■ **Stated exercise**
Say how many lines in the data below contain the word "that", and give no other text.

■ **Data shown**
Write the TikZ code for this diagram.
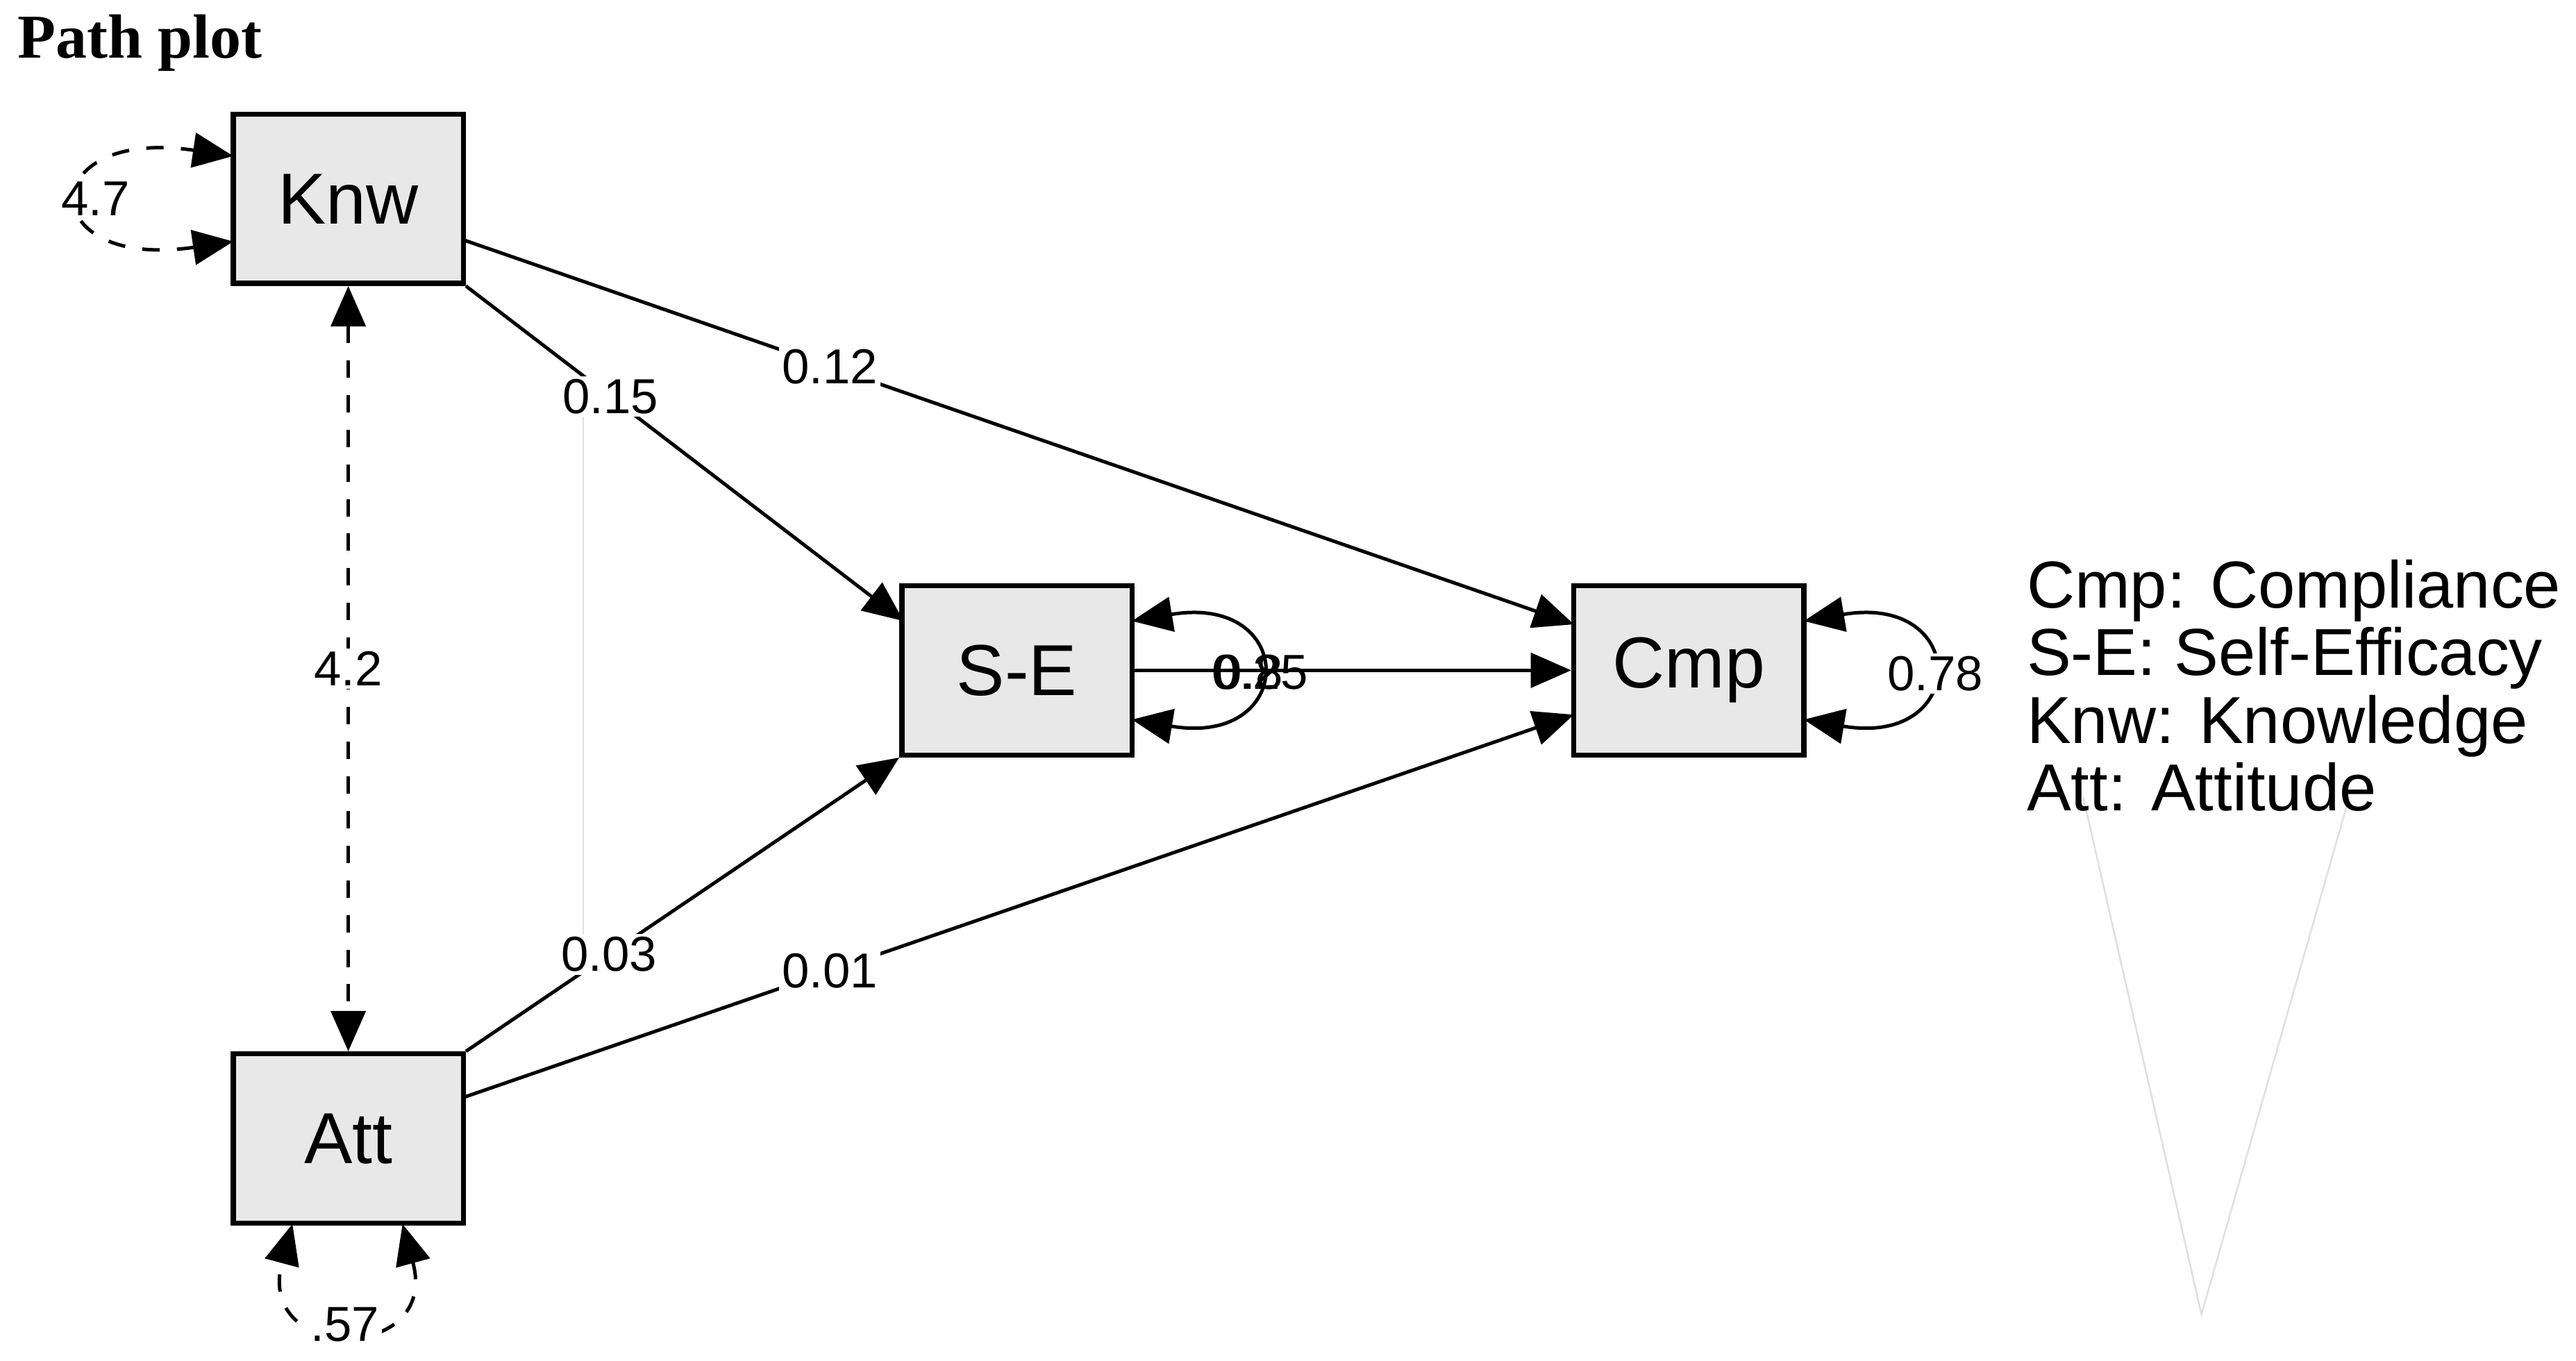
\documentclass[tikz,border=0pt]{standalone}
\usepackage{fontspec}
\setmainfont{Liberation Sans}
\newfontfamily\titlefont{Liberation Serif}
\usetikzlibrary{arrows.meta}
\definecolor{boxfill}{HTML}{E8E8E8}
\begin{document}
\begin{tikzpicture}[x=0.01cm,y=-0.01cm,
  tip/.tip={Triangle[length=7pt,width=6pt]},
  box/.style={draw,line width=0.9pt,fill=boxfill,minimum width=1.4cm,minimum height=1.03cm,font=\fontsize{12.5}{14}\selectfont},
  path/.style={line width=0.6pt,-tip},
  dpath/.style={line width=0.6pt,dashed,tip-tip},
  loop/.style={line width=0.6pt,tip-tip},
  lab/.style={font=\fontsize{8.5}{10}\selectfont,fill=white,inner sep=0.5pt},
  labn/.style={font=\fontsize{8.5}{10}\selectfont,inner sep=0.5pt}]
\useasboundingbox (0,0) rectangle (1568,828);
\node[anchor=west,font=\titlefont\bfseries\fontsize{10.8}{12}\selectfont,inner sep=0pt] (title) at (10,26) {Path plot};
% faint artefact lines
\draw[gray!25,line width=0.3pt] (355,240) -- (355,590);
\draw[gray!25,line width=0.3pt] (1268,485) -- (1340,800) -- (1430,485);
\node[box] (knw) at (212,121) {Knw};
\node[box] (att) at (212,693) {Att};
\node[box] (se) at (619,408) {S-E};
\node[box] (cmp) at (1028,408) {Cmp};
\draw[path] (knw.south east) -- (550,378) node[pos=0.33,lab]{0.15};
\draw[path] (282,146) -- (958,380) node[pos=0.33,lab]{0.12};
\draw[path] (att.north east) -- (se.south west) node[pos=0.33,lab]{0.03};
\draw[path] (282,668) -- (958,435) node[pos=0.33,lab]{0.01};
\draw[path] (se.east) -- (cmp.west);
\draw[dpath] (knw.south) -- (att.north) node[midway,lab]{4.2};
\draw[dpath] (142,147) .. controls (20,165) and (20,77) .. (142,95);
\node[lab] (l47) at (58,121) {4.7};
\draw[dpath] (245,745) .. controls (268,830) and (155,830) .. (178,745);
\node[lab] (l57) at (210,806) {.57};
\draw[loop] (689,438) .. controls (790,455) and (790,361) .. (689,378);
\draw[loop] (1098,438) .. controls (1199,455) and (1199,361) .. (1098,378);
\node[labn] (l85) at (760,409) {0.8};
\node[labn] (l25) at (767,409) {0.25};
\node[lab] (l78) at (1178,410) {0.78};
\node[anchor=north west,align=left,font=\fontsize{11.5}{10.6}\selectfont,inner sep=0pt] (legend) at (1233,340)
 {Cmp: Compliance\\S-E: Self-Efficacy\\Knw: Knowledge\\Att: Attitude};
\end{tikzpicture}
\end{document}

==

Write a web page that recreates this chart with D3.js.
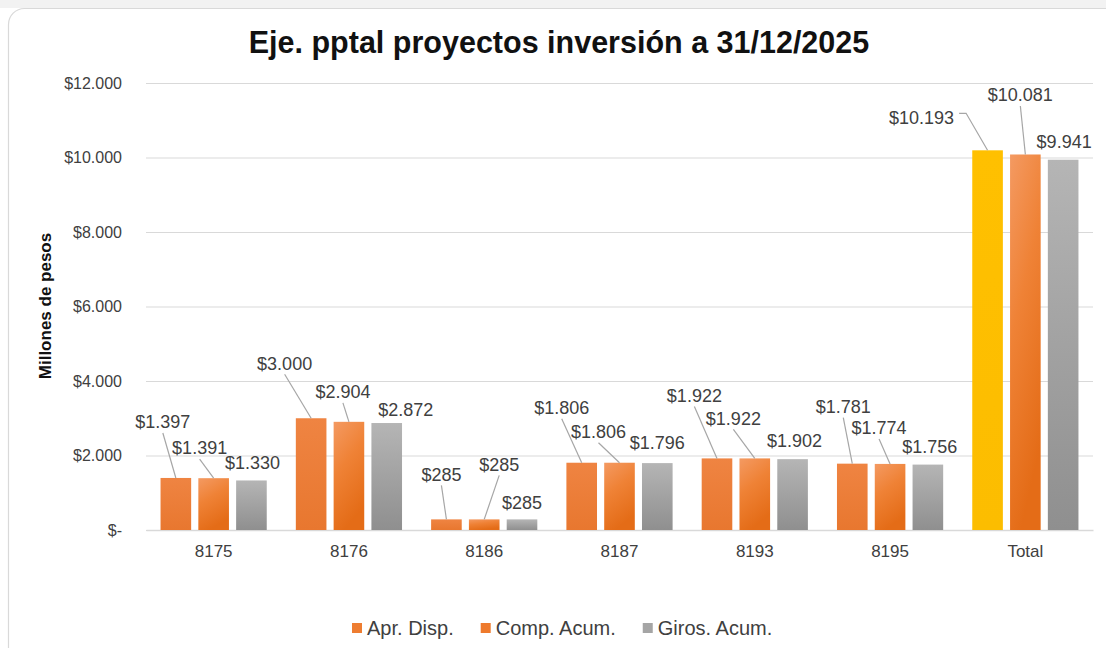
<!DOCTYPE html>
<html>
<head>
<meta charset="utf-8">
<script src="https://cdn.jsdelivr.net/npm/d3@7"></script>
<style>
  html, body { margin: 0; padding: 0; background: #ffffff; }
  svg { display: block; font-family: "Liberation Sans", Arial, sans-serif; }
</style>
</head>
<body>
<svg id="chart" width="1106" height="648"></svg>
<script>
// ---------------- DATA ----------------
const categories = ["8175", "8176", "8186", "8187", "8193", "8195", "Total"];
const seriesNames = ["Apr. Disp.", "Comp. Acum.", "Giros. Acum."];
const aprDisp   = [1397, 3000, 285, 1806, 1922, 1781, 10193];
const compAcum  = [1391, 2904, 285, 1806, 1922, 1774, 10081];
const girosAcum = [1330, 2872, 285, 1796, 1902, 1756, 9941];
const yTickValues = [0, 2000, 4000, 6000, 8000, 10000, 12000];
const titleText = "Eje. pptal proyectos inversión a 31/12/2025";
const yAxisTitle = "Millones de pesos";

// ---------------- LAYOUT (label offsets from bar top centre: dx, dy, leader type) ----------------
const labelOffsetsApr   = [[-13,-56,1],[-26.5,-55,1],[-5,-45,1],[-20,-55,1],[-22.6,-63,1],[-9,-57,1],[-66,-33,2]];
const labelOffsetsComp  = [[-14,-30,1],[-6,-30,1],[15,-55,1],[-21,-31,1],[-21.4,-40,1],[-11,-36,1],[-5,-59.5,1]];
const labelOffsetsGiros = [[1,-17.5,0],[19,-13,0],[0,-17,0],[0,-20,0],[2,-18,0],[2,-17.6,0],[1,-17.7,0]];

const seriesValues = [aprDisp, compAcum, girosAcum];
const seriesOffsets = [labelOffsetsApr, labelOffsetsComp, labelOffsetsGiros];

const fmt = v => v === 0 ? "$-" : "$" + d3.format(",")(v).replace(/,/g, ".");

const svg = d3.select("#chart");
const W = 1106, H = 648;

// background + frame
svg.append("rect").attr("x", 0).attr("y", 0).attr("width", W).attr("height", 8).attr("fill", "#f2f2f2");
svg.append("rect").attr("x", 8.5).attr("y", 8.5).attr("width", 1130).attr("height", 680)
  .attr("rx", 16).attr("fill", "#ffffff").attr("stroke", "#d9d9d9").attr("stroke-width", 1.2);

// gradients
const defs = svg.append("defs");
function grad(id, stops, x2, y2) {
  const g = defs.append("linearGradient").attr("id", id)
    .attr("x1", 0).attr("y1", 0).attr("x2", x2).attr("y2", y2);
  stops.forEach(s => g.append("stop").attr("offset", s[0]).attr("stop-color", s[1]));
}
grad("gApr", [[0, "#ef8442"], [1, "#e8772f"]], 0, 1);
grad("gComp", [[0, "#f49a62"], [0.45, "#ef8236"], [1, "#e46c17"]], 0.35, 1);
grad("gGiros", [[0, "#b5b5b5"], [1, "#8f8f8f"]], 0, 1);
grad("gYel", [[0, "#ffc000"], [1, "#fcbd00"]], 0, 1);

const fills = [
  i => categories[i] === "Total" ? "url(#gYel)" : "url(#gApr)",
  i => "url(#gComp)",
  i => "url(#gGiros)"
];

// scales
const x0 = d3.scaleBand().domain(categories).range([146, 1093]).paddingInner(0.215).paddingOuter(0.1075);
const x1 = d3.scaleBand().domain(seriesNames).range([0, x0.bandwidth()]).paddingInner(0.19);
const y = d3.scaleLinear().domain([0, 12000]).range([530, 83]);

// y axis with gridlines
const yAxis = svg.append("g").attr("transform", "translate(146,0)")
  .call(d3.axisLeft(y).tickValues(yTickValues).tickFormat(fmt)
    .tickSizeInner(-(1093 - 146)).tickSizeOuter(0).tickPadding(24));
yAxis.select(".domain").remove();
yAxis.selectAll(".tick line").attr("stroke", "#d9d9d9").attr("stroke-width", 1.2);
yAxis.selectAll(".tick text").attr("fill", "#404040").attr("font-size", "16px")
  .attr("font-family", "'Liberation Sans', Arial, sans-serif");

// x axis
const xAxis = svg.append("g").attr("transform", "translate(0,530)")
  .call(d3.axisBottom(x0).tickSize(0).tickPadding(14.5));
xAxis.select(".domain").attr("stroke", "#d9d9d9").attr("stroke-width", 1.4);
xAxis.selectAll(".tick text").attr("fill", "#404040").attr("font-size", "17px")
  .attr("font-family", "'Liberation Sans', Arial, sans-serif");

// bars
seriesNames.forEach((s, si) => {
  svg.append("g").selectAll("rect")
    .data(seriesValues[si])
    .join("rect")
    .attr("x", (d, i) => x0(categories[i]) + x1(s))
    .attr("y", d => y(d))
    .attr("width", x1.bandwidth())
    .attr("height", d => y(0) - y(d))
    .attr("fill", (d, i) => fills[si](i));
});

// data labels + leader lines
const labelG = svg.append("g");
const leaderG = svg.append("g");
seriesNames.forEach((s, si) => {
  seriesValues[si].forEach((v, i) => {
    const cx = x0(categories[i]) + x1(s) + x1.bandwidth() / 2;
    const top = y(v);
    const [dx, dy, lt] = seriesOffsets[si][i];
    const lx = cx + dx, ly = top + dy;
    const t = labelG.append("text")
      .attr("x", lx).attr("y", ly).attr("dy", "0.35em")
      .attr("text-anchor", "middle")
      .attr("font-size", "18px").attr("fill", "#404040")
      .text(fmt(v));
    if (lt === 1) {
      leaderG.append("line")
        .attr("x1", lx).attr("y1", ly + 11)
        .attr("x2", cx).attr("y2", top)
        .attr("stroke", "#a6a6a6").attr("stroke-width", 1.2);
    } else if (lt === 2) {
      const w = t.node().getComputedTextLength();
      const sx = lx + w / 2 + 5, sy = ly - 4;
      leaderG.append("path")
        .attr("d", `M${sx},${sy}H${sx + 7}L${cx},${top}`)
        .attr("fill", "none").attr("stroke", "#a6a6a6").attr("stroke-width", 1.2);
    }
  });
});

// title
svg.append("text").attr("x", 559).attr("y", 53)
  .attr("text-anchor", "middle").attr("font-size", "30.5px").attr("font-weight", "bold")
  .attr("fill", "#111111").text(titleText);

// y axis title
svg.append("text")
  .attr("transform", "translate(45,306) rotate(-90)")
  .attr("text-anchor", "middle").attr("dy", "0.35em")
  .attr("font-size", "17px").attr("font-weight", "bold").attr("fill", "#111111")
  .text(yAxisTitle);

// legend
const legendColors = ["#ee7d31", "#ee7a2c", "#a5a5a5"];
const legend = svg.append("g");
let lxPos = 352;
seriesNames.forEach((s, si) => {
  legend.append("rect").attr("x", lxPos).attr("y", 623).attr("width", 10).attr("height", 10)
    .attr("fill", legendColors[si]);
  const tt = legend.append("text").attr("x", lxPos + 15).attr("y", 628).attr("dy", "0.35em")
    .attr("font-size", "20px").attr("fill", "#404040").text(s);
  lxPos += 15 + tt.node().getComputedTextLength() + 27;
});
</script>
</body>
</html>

...

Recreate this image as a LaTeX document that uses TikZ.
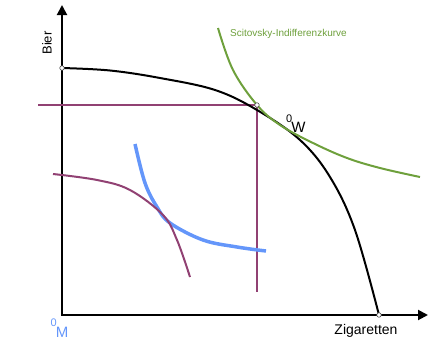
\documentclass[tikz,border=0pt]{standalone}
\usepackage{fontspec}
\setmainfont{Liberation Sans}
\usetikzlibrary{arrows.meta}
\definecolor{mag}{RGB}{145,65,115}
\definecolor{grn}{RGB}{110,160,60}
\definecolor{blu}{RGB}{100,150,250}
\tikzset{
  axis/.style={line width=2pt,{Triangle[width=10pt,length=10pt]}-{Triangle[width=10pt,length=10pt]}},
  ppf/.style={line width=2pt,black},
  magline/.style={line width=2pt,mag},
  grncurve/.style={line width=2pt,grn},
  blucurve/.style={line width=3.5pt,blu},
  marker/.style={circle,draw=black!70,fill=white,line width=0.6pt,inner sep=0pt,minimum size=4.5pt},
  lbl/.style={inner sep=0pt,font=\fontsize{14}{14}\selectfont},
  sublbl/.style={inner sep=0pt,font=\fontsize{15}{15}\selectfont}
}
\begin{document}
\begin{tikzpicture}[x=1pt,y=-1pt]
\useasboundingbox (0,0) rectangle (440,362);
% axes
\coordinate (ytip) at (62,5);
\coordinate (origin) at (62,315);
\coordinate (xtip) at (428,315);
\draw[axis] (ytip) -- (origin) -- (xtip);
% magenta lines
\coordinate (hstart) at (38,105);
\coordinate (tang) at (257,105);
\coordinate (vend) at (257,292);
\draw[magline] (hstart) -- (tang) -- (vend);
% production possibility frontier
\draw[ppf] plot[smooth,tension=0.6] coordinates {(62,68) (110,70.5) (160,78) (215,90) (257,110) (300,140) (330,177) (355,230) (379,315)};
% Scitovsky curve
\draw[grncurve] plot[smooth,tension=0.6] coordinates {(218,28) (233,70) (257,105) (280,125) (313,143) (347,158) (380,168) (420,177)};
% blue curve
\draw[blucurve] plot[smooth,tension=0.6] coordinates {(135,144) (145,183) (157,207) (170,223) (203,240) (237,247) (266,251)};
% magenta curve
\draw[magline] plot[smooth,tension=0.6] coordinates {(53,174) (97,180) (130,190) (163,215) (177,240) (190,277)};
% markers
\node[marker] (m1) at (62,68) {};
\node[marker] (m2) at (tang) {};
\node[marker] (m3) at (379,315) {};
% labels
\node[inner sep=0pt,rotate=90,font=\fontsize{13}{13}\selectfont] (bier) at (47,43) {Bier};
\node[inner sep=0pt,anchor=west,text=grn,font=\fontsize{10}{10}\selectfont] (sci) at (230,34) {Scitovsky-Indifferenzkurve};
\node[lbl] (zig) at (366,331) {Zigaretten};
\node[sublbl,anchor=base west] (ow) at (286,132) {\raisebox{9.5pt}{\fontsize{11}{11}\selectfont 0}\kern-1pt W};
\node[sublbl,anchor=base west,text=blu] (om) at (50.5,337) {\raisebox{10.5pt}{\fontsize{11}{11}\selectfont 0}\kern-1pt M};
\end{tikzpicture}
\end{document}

■ **Solution to this exercise**
2